The Black Hawk site was first occupied by Indians as long as 12,000 years ago, and it was continuously inhabited through the Hopewell period, ca. 100 BC to AD 250. Villagers lived within the bounds of the present historic site, and they built burial mounds along the bluffs above the river. Unfortunately, the mounds have been destroyed.
For nearly a century beginning about 1730 the Sauk and Mesquakie (Fox) Indians made their home here. Saukenuk, the capitol of the Sauk Nation and one of the largest Indian centers in North America, stood adjacent to the site. The Sauk and the Mesquakie farmed the land along the river and relied upon the fur trade for their livelihood. At the height of their power they controlled parts of Illinois, Wisconsin, Missouri and most of Iowa.
Saukenuk was the site of the westernmost battle of the Revolutionary War. Americans destroyed the village in 1780 because some of the Sauk had given military support to the British.
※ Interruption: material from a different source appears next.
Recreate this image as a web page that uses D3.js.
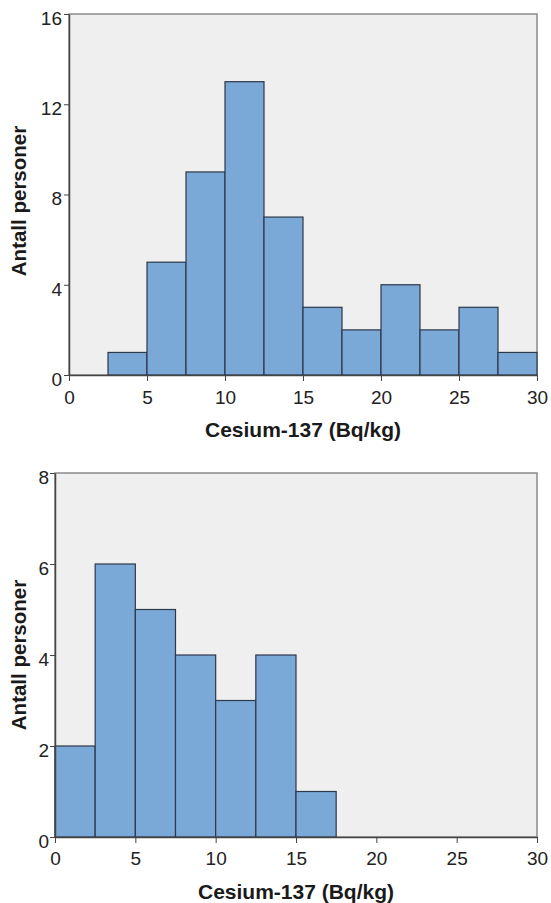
<!DOCTYPE html>
<html>
<head>
<meta charset="utf-8">
<script src="https://cdn.jsdelivr.net/npm/d3@7"></script>
<style>
  body { margin: 0; background: #fff; }
  text { font-family: "Liberation Sans", Arial, sans-serif; }
</style>
</head>
<body>
<svg width="551" height="903"></svg>
<script>
// bin edges (Bq/kg) and counts
const binStarts = [0, 2.5, 5, 7.5, 10, 12.5, 15, 17.5, 20, 22.5, 25, 27.5];
const countsTop = [0, 1, 5, 9, 13, 7, 3, 2, 4, 2, 3, 1];
const countsBottom = [2, 6, 5, 4, 3, 4, 1, 0, 0, 0, 0, 0];
const xTicks = [0, 5, 10, 15, 20, 25, 30];
const yTicksTop = [0, 4, 8, 12, 16];
const yTicksBottom = [0, 2, 4, 6, 8];
const binWidth = 2.5;
const xLabel = "Cesium-137 (Bq/kg)";
const yLabel = "Antall personer";

const svg = d3.select("svg");

function histogram(cfg) {
  const x = d3.scaleLinear().domain([0, 30]).range([cfg.left, cfg.right]);
  const y = d3.scaleLinear().domain([0, cfg.ymax]).range([cfg.bottom, cfg.top]);
  const g = svg.append("g");

  // plot background + frame
  g.append("rect")
    .attr("x", cfg.left).attr("y", cfg.top)
    .attr("width", cfg.right - cfg.left).attr("height", cfg.bottom - cfg.top)
    .attr("fill", "#efefef")
    .attr("stroke", "#8a8a8a").attr("stroke-width", 1.5);

  const bins = binStarts.map((s, i) => ({x0: s, x1: s + binWidth, n: cfg.counts[i]}))
    .filter(d => d.n > 0);

  g.selectAll("rect.bar").data(bins).join("rect")
    .attr("class", "bar")
    .attr("x", d => x(d.x0))
    .attr("y", d => y(d.n))
    .attr("width", d => x(d.x1) - x(d.x0))
    .attr("height", d => y(0) - y(d.n))
    .attr("fill", "#7aa8d7")
    .attr("stroke", "#2d3848").attr("stroke-width", 1.2);

  const xAxis = d3.axisBottom(x).tickValues(xTicks).tickSize(6).tickSizeOuter(0).tickPadding(cfg.xPad);
  const gx = g.append("g").attr("transform", `translate(0,${cfg.bottom})`).call(xAxis);
  gx.select(".domain").attr("stroke", "#444").attr("stroke-width", 1.5);
  gx.selectAll(".tick line").attr("stroke", "#444");
  gx.selectAll("text").attr("font-size", 19).attr("fill", "#222");

  const yAxis = d3.axisLeft(y).tickValues(cfg.yTicks).tickSize(5).tickSizeOuter(0).tickPadding(cfg.yPad);
  const gy = g.append("g").attr("transform", `translate(${cfg.left},0)`).call(yAxis);
  gy.select(".domain").attr("stroke", "#444").attr("stroke-width", 1.5);
  gy.selectAll(".tick line").attr("stroke", "#444");
  gy.selectAll("text").attr("font-size", 19).attr("fill", "#222").attr("dy", "0.55em");

  g.append("text")
    .attr("x", (cfg.left + cfg.right) / 2)
    .attr("y", cfg.bottom + 62)
    .attr("text-anchor", "middle")
    .attr("font-size", 21).attr("font-weight", "bold").attr("fill", "#1a1a1a")
    .text(xLabel);

  g.append("text")
    .attr("transform", `translate(26,${cfg.labelY}) rotate(-90)`)
    .attr("text-anchor", "middle")
    .attr("font-size", 20.5).attr("font-weight", "bold").attr("fill", "#1a1a1a")
    .text(yLabel);
}

histogram({left: 69, right: 537, top: 14, bottom: 375, ymax: 16, yTicks: yTicksTop,
  counts: countsTop, xPad: 10, yPad: 2, labelY: 201});
histogram({left: 55, right: 537, top: 473, bottom: 837, ymax: 8, yTicks: yTicksBottom,
  counts: countsBottom, xPad: 9, yPad: 1, labelY: 655});
</script>
</body>
</html>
In 1804 several chiefs ceded all their tribal lands east of the Mississippi River plus land in present-day Missouri - 51 million acres in all - to the United States government. The Sauk warrior Black Hawk (he was not a chief) headed the pro-British faction that refused to recognize the cession as legal. During the War of 1812, the pro-British Indians remained at Saukenuk, defeating the Americans in two Mississippi River battles - Campbell's Island and Credit Island.

In the late 1820s white settlers began to move into the area. By 1831 the Sauk and Mesquakie had been forced across the Mississippi, relinquishing their claim with the promise that they would not return. The warrior Black Hawk, in 1832, led 1,500 followers back into Illinois in an attempt to regain their cornfields. Following several sharp skirmishes, Black Hawk and his followers - men, women and children - were chased into the wilderness of southern Wisconsin and decisively defeated at the Battle of Bad Axe on August 2, 1832.